Assente Angela Merkel dalla scena internazionale, è Emmanuel Macron a tentare il Grande Gioco. Complice la riapertura di Notre Dame, ospita a Parigi l’incontro trilaterale con Donald Trump e Volodymyr Zelenskyj. A Trump il protocollo dedica gli onori riservati al Capo di Stato che era e non è ancora. Siede in prima fila accanto al Presidente francese ed alla First Lady Jill Biden.
Stabilire il contatto diretto con l’Eletto, sempre scortato da Elon Musk, è prioritario. Nel mondo le parti in causa sono tanto numerose quanto ansiose di accrescere la sfera d’influenza, in attesa del giorno del giudizio. Che verosimilmente non sarà, come da promessa elettorale, quello seguente l’insediamento alla Casa Bianca.

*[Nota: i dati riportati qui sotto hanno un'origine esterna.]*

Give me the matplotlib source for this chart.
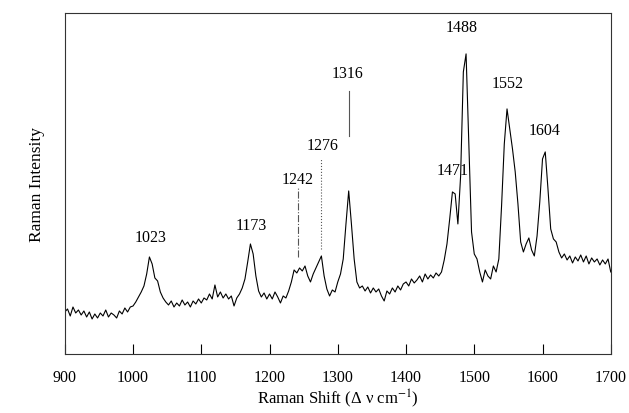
import numpy as np
import matplotlib.pyplot as plt

# raman shift grid, one reading every 4 cm-1
shift = np.arange(900, 1701, 4)

# intensity (arbitrary units), rows of 100 cm-1
intensity = [
    42, 45, 38, 47, 41, 44, 39, 43, 37, 42, 35, 40, 36, 41, 38, 44, 37, 41, 39, 36, 43, 40, 46, 42, 47,
    48, 52, 57, 62, 68, 80, 97, 90, 76, 73, 62, 56, 52, 49, 53, 47, 51, 48, 54, 49, 52, 47, 53, 50, 55,
    51, 56, 54, 60, 55, 69, 57, 62, 56, 60, 55, 58, 48, 56, 60, 66, 75, 92, 110, 100, 78, 63, 57, 61, 55,
    60, 55, 62, 57, 51, 58, 56, 63, 72, 84, 81, 86, 83, 88, 78, 72, 80, 86, 92, 98, 78, 65, 58, 64, 62,
    72, 80, 95, 130, 163, 130, 95, 72, 66, 68, 63, 67, 61, 66, 62, 65, 58, 53, 63, 60, 66, 62, 68, 64, 70,
    72, 68, 75, 71, 74, 78, 72, 80, 75, 79, 76, 81, 78, 82, 94, 110, 135, 162, 160, 130, 178, 282, 300, 210, 122,
    100, 95, 82, 72, 84, 78, 75, 88, 82, 95, 148, 210, 245, 225, 205, 182, 150, 112, 102, 110, 116, 104, 98, 118, 152,
    195, 202, 165, 125, 115, 112, 102, 96, 100, 94, 98, 91, 97, 93, 99, 92, 98, 90, 96, 92, 95, 89, 94, 90, 95,
    82,
]

# peak labels: text, label x (cm-1), label y, optional marker line (y0, y1, style)
peak_text = ['1023', '1173', '1242', '1276', '1316', '1471', '1488', '1552', '1604']
peak_x = [1025, 1173, 1241, 1278, 1315, 1469, 1481, 1549, 1603]
peak_y = [117, 129, 175, 209, 281, 184, 327, 271, 224]
marker_at = [1242, 1276, 1316]
marker_span = [(97, 166), (105, 195), (218, 263)]
marker_style = ['-.', ':', '-']

plt.rcParams['font.family'] = ['Liberation Serif', 'DejaVu Serif']
plt.rcParams['mathtext.fontset'] = 'stix'

fig = plt.figure(figsize=(6.29, 4.14), dpi=100)
ax = fig.add_axes([0.103, 0.1425, 0.868, 0.824])

ax.plot(shift, intensity, color='black', lw=0.8)

for t, x, y in zip(peak_text, peak_x, peak_y):
    ax.text(x, y, t, ha='center', va='center', fontsize=11.5)
for x, (y0, y1), ls in zip(marker_at, marker_span, marker_style):
    ax.plot([x, x], [y0, y1], color='#555555', lw=0.8, ls=ls)

ax.set_xlim(900, 1700)
ax.set_ylim(0, 341)
ax.set_xticks(range(900, 1701, 100))
ax.set_yticks([])
ax.tick_params(axis='x', direction='in', length=7, width=0.8, pad=11, labelsize=11.5)
for s in ax.spines.values():
    s.set_linewidth(0.8)
    s.set_color('#333333')

ax.set_xlabel('Raman Shift (Δ ν cm$^{-1}$)', fontsize=12, labelpad=1)
ax.set_ylabel('Raman Intensity', fontsize=12.5, labelpad=14)

fig.savefig('out.png', dpi=100)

Nella sua monumentale e autocelebrativa biografia, Angela Merkel traccia il profilo di Vladimir Putin con una vivacità insolita nel quadro di uno stile pedante. I due si incontrano varie volte, dapprima in aperta cordialità e poi con l’amarezza di chi avrebbe potuto volersi bene ma non ci è riuscito. Parlano quasi sempre da soli e senza l’ausilio degli interpreti. Vladimir – riconosce Angela – parla un tedesco migliore del mio russo, fermo alla scuola nella Germania Orientale. Dove pure una foto la ritrae mentre riceve il premio per la conoscenza del russo.
Vladimir guarda a Occidente con sentimenti misti. L’Europa è il suo continente, lui che è originario di Leningrado ed ha servito da agente nella Germania Occidentale. Teme l’espansione della NATO a est, la minaccia gli riesce insopportabile, viola il vecchio patto alla caduta dell’URSS, allarga la sfera d’influenza occidentale (americana) fino a lambire la Patria.
Di questo atteggiamento Merkel è così consapevole che blocca l’idea americana di invitare Georgia e Ucraina nella NATO, non può però impedire che i due paesi ex sovietici siano ritenuti potenziali candidati all’adesione. Annota che le manovre in Georgia e in Crimea sono le risposte del Cremlino alla minaccia che Putin ritiene esistenziale. L’invasione dell’Ucraina a febbraio 2022, quando Angela ha appena lasciato la Cancelleria, segna il punto di non ritorno. La Russia ridiventa il nemico storico dell’Occidente, scivola verso l’Asia e segnatamente verso la Cina. Si riavvolge il nastro della diplomazia del “tedesco” Henry Kissinger volta a separare i giganti allora ambedue comunisti.
Toccante è la visita di Angela in Israele. Il suo discorso in tedesco alla Knesset, la gita nel deserto all’ultima residenza di David Ben Gurion, la dichiarazione che la sicurezza di Israele non è negoziabile ed è questione di stato per la Germania. La formula “questione di stato” sarà ripresa dal suo successore alla Cancelleria e determina la strategia tedesca verso Gerusalemme anche in seno all’Unione europea. Qualsiasi iniziativa di Bruxelles per mettere pressione su quel Governo trova la cautela di Berlino.
Merkel stima affidabili e politicamente vicini i dirigenti israeliani di centrosinistra. Shimon Peres naturalmente, Ehud Olmert. Nota le asprezze di Benjamin Netanyahu, la sua determinazione nell’opporsi alla soluzione due popoli – due stati.
Il trambusto che oggi avvolge il Medio Oriente dà corpo alle sue preoccupazioni. La distruzione di Gaza e l’incerto avvenire degli abitanti, lo smembramento di Hezbollah in Libano, la caduta di Bashar al-Assad. Tutto accade ad un ritmo accelerato. Haaretz cita un passo di Ernest Hemingway: il fallimento prima avviene a gradi e poi di colpo.
Il potere alauita di Hafez al-Assad e di Bashar al-Assad è durato decenni, salvo liquefarsi nel giro di giorni. Non che la crisi fosse del tutto inattesa, ma pochi avrebbero scommesso sul suo esito precipitoso e, finora almeno, accomodante.
Da Parigi Trump dichiara che la Siria non è affare americano. Da Gerusalemme Netanyahu ordina alle IDF di schierarsi sul versante siriano del Monte Hermon per proteggere le Alture del Golan. Fu proprio Trump a riconoscerle di sovranità israeliana.